*Stated goal:*
Copy each line of the records that contains the word "this".

*Supplied data:*
********

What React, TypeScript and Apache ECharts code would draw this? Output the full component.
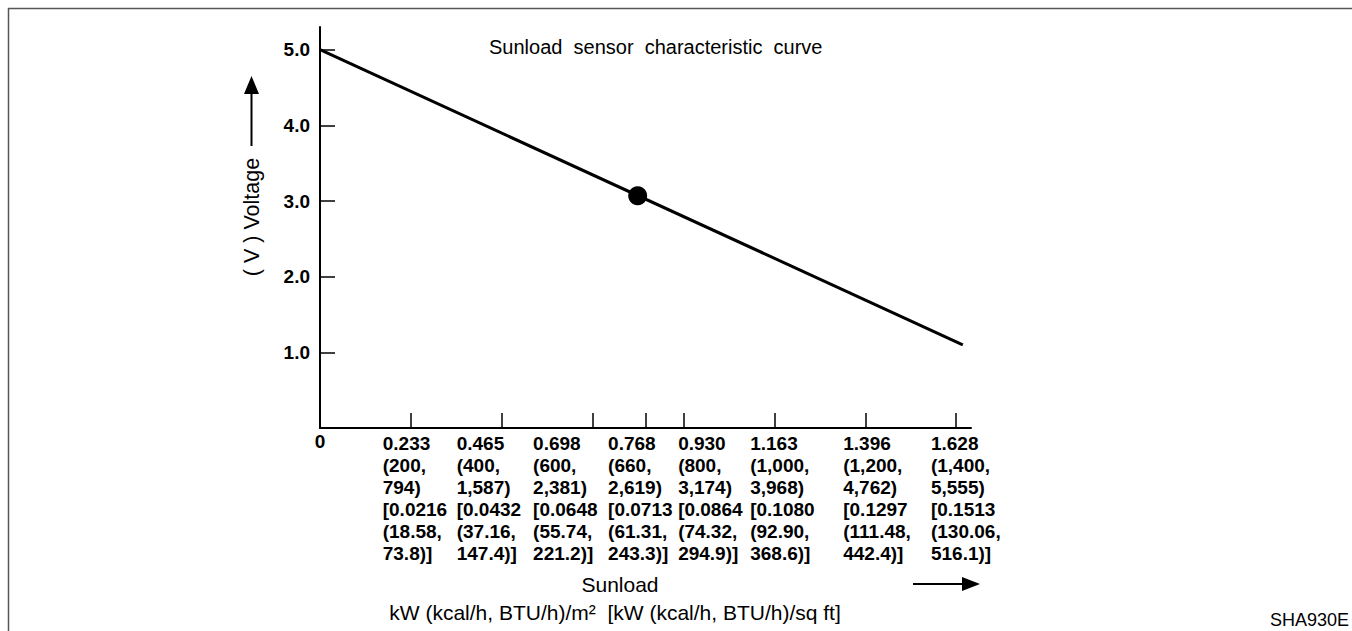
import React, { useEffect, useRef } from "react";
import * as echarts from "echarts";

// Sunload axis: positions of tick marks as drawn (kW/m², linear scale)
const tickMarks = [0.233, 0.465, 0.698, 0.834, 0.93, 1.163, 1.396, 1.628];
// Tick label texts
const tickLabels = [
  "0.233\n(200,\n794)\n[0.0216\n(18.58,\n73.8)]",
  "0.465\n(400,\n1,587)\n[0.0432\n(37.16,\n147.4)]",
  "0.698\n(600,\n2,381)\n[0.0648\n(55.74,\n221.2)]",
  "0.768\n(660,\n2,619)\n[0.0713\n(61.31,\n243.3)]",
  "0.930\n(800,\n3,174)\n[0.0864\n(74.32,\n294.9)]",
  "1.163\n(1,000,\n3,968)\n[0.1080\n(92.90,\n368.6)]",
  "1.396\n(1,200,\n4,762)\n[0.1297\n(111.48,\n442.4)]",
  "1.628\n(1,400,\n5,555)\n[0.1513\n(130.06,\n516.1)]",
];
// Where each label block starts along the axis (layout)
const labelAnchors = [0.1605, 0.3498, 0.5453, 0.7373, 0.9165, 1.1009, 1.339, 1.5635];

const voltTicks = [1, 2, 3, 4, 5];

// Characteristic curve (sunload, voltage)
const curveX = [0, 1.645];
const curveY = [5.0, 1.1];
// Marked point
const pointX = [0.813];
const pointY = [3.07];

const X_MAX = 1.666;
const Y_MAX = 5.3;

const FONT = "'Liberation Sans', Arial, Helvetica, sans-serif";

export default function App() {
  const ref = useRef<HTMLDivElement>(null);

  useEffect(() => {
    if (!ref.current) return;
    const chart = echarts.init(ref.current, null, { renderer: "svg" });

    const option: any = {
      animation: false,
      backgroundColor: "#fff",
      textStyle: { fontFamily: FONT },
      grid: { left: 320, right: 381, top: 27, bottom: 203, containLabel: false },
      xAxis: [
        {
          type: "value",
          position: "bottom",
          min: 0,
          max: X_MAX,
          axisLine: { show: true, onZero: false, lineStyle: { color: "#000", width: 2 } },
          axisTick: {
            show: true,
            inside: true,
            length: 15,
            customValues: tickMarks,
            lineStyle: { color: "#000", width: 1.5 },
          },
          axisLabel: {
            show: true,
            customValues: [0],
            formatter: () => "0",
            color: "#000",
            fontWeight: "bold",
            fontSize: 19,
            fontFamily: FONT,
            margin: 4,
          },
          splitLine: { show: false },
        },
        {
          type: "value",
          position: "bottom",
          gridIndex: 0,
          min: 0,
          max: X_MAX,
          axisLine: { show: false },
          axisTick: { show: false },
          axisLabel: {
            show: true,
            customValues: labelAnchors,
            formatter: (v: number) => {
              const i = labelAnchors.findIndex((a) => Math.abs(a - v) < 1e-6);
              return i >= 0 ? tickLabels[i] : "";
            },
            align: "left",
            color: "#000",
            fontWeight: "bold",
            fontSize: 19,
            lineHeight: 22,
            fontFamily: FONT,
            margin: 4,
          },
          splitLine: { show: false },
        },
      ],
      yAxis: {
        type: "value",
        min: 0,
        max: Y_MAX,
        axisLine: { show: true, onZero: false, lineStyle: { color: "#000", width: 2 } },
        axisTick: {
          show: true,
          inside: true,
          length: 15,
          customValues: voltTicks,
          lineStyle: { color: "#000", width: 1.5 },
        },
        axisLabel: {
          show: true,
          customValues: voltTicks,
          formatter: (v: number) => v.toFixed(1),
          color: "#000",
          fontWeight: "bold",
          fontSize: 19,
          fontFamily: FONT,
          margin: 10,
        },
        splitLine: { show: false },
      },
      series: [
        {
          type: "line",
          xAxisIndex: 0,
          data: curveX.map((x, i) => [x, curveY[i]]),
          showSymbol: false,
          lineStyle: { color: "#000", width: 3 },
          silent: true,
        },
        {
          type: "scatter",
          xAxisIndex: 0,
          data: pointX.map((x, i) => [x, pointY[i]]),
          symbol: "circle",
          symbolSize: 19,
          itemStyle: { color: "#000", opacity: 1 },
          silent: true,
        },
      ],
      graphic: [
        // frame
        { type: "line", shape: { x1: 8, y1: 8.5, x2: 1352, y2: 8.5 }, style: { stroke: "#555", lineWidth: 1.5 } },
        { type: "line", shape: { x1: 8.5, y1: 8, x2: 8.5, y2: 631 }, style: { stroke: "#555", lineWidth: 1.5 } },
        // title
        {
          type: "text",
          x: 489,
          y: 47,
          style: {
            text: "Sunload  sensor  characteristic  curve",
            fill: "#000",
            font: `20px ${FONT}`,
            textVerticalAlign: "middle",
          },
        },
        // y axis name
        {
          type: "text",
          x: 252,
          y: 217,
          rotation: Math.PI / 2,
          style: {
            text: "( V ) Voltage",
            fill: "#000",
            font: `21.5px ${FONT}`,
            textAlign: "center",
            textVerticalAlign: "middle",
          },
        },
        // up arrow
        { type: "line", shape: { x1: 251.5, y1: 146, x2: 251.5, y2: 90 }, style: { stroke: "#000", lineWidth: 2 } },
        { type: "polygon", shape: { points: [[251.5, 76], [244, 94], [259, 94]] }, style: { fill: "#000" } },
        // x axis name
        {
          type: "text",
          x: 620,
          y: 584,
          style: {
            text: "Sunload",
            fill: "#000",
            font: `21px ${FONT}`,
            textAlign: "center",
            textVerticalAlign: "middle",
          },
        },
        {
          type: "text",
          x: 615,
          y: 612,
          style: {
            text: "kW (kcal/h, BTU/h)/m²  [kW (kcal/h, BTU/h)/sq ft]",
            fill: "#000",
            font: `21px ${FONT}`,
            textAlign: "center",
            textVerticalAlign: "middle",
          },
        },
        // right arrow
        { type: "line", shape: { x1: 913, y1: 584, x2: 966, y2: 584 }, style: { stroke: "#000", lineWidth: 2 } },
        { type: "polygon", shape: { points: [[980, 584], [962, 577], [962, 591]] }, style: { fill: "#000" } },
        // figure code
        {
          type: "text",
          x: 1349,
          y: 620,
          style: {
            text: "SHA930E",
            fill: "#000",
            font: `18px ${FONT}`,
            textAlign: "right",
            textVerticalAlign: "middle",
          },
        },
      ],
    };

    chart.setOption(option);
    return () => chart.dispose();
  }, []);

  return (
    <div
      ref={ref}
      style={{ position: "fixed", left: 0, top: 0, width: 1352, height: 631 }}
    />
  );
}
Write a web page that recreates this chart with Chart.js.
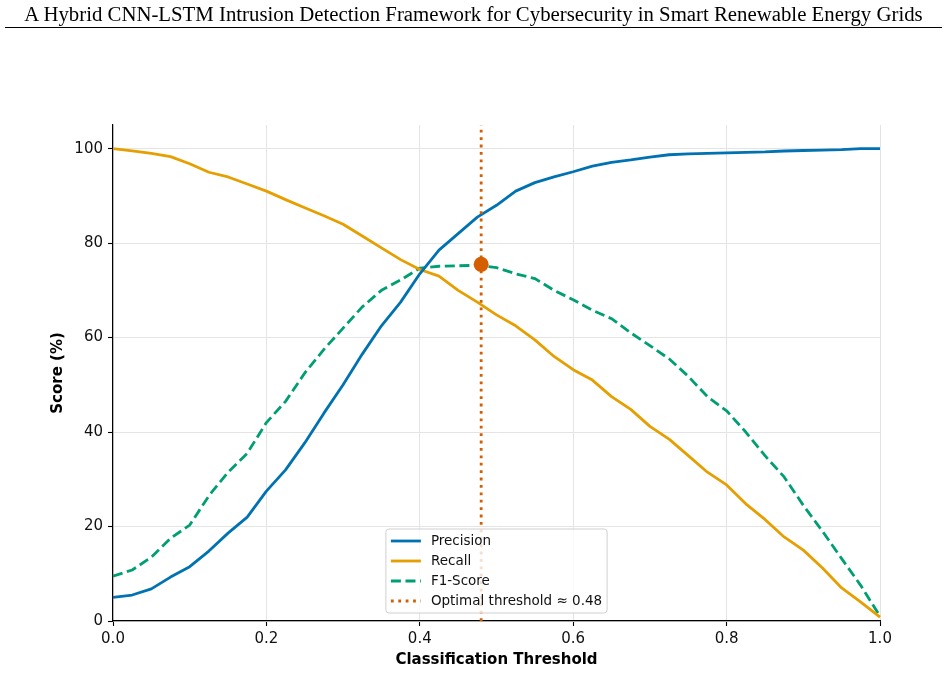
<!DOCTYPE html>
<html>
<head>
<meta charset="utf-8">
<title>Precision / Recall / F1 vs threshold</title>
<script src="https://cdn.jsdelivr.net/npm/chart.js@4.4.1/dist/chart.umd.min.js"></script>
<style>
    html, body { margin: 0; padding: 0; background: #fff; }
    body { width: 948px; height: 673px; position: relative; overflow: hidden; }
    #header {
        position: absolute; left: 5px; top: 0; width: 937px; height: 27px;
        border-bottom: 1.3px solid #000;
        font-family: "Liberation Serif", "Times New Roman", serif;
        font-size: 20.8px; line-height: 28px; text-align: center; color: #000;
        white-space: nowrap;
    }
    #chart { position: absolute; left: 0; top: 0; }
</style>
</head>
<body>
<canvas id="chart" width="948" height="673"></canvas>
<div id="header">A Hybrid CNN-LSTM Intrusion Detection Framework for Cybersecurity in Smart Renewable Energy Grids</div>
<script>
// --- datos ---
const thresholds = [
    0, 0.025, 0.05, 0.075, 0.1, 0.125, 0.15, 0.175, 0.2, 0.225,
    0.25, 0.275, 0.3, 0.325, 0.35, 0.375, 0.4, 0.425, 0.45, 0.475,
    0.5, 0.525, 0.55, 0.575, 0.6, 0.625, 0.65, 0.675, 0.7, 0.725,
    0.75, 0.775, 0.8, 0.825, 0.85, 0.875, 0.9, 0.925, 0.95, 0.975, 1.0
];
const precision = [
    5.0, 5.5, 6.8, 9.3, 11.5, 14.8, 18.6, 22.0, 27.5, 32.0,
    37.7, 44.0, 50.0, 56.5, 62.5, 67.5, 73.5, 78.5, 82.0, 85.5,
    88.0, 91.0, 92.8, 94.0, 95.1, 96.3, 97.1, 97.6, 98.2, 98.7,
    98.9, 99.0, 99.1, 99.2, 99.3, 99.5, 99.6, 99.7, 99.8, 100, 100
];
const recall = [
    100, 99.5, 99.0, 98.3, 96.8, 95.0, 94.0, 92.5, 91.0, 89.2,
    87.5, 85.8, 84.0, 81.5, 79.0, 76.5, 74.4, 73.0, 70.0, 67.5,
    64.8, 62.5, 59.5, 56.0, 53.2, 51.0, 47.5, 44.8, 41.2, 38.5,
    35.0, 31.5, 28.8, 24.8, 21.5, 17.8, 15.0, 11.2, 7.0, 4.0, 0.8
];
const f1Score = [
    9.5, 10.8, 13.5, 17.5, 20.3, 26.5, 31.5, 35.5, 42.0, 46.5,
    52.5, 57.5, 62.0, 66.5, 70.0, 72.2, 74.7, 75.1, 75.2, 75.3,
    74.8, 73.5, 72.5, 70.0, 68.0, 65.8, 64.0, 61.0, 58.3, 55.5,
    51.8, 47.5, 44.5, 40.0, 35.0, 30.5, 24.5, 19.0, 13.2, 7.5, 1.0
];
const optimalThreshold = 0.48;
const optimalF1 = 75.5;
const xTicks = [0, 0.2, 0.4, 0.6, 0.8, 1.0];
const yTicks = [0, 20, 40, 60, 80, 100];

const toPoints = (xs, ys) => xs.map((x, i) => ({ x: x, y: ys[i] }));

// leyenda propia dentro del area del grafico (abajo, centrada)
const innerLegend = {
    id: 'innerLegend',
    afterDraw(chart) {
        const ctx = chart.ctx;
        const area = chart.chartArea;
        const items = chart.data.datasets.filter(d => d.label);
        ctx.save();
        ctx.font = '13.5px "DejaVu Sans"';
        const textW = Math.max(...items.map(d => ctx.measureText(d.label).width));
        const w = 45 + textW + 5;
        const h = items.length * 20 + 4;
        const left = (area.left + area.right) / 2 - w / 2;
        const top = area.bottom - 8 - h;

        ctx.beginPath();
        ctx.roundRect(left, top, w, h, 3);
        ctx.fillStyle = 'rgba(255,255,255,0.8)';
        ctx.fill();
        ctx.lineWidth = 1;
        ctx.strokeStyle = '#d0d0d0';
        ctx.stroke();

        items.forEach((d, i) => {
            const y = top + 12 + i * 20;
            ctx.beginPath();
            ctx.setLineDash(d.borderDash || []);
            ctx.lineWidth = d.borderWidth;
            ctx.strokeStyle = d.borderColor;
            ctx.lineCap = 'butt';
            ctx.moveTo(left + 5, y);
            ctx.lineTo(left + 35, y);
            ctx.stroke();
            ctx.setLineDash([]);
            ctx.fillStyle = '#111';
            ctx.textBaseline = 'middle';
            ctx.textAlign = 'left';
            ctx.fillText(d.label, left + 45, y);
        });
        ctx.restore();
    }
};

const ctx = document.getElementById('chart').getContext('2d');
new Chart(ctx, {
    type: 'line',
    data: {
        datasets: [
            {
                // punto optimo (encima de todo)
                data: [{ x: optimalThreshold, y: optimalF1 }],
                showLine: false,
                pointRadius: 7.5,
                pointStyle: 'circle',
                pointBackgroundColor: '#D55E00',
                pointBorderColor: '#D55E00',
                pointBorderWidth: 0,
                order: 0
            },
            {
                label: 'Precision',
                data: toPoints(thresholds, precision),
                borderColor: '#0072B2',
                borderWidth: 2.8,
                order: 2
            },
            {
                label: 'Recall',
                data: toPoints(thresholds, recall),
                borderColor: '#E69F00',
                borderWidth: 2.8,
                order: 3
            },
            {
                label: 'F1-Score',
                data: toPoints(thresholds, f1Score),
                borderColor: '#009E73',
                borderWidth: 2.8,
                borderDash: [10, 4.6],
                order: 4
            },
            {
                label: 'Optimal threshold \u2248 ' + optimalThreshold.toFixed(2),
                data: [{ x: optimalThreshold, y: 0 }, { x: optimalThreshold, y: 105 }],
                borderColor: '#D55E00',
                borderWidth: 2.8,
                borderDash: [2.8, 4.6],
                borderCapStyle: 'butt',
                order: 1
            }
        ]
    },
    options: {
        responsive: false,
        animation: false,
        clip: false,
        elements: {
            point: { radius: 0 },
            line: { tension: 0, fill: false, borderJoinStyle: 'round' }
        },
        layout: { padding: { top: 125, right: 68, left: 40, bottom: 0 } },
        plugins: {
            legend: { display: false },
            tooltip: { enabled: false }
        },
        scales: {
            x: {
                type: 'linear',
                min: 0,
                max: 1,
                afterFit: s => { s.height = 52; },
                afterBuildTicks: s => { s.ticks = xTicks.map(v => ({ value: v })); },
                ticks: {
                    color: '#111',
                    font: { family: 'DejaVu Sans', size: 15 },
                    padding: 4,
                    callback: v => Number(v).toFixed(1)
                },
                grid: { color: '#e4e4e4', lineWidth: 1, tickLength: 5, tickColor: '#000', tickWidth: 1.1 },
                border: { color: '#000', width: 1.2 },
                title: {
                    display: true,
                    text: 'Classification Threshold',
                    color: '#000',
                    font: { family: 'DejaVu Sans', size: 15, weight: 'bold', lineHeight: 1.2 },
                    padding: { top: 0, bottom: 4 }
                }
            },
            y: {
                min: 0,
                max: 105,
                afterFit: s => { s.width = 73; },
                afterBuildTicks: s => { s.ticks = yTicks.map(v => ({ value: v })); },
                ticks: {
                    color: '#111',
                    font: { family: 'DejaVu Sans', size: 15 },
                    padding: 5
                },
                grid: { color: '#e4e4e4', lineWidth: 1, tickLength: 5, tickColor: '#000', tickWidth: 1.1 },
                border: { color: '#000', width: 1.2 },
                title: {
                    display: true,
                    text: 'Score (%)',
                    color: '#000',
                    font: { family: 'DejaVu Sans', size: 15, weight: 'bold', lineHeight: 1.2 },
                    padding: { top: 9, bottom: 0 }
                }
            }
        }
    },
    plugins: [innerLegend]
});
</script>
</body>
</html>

********

*Response to the task:*
What React, TypeScript and Apache ECharts code would draw this? Output the full component.
Write a web page that recreates this chart with Chart.js.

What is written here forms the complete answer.